▶ [What this task involves]: Write out each line exactly as given. Leave the pictures out of your copy.
◇ ◇ ◇ ◇ ◇ ◇ ◇
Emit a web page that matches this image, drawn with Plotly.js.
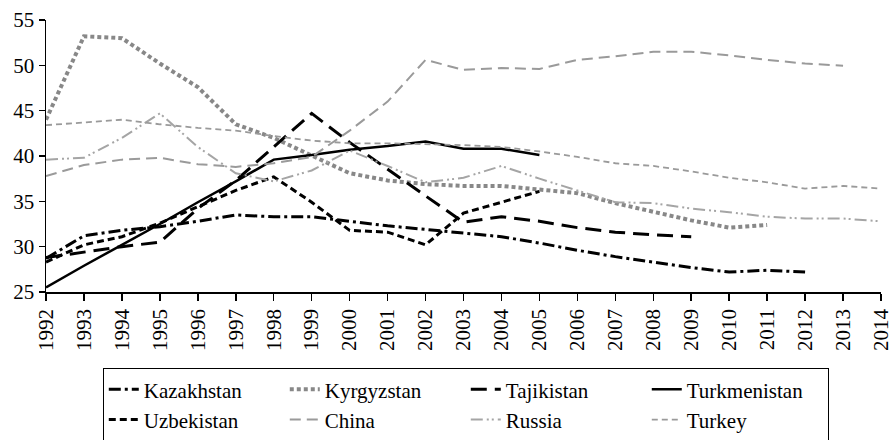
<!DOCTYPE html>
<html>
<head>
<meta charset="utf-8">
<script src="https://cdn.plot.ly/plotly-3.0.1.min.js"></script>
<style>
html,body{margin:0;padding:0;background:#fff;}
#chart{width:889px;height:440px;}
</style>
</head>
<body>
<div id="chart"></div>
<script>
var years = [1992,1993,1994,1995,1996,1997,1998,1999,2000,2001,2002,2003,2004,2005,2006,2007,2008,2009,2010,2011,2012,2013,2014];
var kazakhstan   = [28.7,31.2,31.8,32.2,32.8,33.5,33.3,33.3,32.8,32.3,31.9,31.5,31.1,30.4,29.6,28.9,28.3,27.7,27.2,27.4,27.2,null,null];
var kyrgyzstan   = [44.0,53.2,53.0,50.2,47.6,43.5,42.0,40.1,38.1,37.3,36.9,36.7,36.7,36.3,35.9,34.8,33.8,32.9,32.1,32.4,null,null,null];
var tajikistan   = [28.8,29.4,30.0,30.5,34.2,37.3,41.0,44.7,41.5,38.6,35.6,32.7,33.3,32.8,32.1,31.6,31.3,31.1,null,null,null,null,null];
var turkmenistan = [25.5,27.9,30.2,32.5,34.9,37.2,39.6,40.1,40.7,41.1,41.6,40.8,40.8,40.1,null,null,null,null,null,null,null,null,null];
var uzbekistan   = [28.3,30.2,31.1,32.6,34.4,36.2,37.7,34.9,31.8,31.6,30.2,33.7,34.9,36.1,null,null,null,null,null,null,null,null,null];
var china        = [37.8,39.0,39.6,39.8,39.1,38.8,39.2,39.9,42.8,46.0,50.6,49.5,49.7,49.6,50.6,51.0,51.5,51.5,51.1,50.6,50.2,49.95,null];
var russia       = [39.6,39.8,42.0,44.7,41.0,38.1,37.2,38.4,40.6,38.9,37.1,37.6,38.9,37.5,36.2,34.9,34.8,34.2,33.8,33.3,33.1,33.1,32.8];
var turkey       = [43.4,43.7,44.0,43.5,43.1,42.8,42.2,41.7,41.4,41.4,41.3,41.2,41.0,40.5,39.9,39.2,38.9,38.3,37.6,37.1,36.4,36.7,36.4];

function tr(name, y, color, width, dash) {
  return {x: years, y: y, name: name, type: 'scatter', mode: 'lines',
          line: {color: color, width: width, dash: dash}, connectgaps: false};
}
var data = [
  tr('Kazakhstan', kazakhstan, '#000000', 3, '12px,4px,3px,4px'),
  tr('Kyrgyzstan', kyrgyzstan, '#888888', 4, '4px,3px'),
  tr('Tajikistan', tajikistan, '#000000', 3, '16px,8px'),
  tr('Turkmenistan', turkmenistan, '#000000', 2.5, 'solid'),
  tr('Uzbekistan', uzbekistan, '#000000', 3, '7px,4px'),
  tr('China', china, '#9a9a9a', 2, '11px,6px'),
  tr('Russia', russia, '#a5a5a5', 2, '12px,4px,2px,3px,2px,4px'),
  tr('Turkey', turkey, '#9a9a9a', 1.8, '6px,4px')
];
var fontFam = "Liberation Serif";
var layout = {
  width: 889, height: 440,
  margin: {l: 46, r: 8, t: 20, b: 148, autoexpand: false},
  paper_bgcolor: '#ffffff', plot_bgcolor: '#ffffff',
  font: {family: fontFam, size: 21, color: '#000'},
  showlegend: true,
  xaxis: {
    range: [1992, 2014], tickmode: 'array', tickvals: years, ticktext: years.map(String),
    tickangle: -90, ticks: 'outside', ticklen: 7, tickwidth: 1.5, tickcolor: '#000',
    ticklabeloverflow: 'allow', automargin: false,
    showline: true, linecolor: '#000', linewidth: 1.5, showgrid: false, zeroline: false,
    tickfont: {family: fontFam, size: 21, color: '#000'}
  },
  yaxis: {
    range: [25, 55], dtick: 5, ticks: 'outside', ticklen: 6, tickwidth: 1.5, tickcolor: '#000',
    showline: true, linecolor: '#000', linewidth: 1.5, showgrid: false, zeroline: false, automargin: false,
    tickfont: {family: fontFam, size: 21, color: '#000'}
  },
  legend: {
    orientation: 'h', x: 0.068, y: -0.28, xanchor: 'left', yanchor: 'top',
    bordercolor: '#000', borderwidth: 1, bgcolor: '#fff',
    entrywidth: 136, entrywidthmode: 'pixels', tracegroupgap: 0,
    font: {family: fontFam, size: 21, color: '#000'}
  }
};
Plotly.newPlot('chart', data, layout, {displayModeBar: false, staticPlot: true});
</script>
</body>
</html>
◇ ◇ ◇ ◇ ◇ ◇ ◇
▶ [Solution to the problem]:
Emit a web page that matches this image, drawn with Plotly.js.
<!DOCTYPE html>
<html>
<head>
<meta charset="utf-8">
<script src="https://cdn.plot.ly/plotly-3.0.1.min.js"></script>
<style>
html,body{margin:0;padding:0;background:#fff;}
#chart{width:889px;height:440px;}
</style>
</head>
<body>
<div id="chart"></div>
<script>
var years = [1992,1993,1994,1995,1996,1997,1998,1999,2000,2001,2002,2003,2004,2005,2006,2007,2008,2009,2010,2011,2012,2013,2014];
var kazakhstan   = [28.7,31.2,31.8,32.2,32.8,33.5,33.3,33.3,32.8,32.3,31.9,31.5,31.1,30.4,29.6,28.9,28.3,27.7,27.2,27.4,27.2,null,null];
var kyrgyzstan   = [44.0,53.2,53.0,50.2,47.6,43.5,42.0,40.1,38.1,37.3,36.9,36.7,36.7,36.3,35.9,34.8,33.8,32.9,32.1,32.4,null,null,null];
var tajikistan   = [28.8,29.4,30.0,30.5,34.2,37.3,41.0,44.7,41.5,38.6,35.6,32.7,33.3,32.8,32.1,31.6,31.3,31.1,null,null,null,null,null];
var turkmenistan = [25.5,27.9,30.2,32.5,34.9,37.2,39.6,40.1,40.7,41.1,41.6,40.8,40.8,40.1,null,null,null,null,null,null,null,null,null];
var uzbekistan   = [28.3,30.2,31.1,32.6,34.4,36.2,37.7,34.9,31.8,31.6,30.2,33.7,34.9,36.1,null,null,null,null,null,null,null,null,null];
var china        = [37.8,39.0,39.6,39.8,39.1,38.8,39.2,39.9,42.8,46.0,50.6,49.5,49.7,49.6,50.6,51.0,51.5,51.5,51.1,50.6,50.2,49.95,null];
var russia       = [39.6,39.8,42.0,44.7,41.0,38.1,37.2,38.4,40.6,38.9,37.1,37.6,38.9,37.5,36.2,34.9,34.8,34.2,33.8,33.3,33.1,33.1,32.8];
var turkey       = [43.4,43.7,44.0,43.5,43.1,42.8,42.2,41.7,41.4,41.4,41.3,41.2,41.0,40.5,39.9,39.2,38.9,38.3,37.6,37.1,36.4,36.7,36.4];

function tr(name, y, color, width, dash) {
  return {x: years, y: y, name: name, type: 'scatter', mode: 'lines',
          line: {color: color, width: width, dash: dash}, connectgaps: false};
}
var data = [
  tr('Kazakhstan', kazakhstan, '#000000', 3, '12px,4px,3px,4px'),
  tr('Kyrgyzstan', kyrgyzstan, '#888888', 4, '4px,3px'),
  tr('Tajikistan', tajikistan, '#000000', 3, '16px,8px'),
  tr('Turkmenistan', turkmenistan, '#000000', 2.5, 'solid'),
  tr('Uzbekistan', uzbekistan, '#000000', 3, '7px,4px'),
  tr('China', china, '#9a9a9a', 2, '11px,6px'),
  tr('Russia', russia, '#a5a5a5', 2, '12px,4px,2px,3px,2px,4px'),
  tr('Turkey', turkey, '#9a9a9a', 1.8, '6px,4px')
];
var fontFam = "Liberation Serif";
var layout = {
  width: 889, height: 440,
  margin: {l: 46, r: 8, t: 20, b: 148, autoexpand: false},
  paper_bgcolor: '#ffffff', plot_bgcolor: '#ffffff',
  font: {family: fontFam, size: 21, color: '#000'},
  showlegend: true,
  xaxis: {
    range: [1992, 2014], tickmode: 'array', tickvals: years, ticktext: years.map(String),
    tickangle: -90, ticks: 'outside', ticklen: 7, tickwidth: 1.5, tickcolor: '#000',
    ticklabeloverflow: 'allow', automargin: false,
    showline: true, linecolor: '#000', linewidth: 1.5, showgrid: false, zeroline: false,
    tickfont: {family: fontFam, size: 21, color: '#000'}
  },
  yaxis: {
    range: [25, 55], dtick: 5, ticks: 'outside', ticklen: 6, tickwidth: 1.5, tickcolor: '#000',
    showline: true, linecolor: '#000', linewidth: 1.5, showgrid: false, zeroline: false, automargin: false,
    tickfont: {family: fontFam, size: 21, color: '#000'}
  },
  legend: {
    orientation: 'h', x: 0.068, y: -0.28, xanchor: 'left', yanchor: 'top',
    bordercolor: '#000', borderwidth: 1, bgcolor: '#fff',
    entrywidth: 136, entrywidthmode: 'pixels', tracegroupgap: 0,
    font: {family: fontFam, size: 21, color: '#000'}
  }
};
Plotly.newPlot('chart', data, layout, {displayModeBar: false, staticPlot: true});
</script>
</body>
</html>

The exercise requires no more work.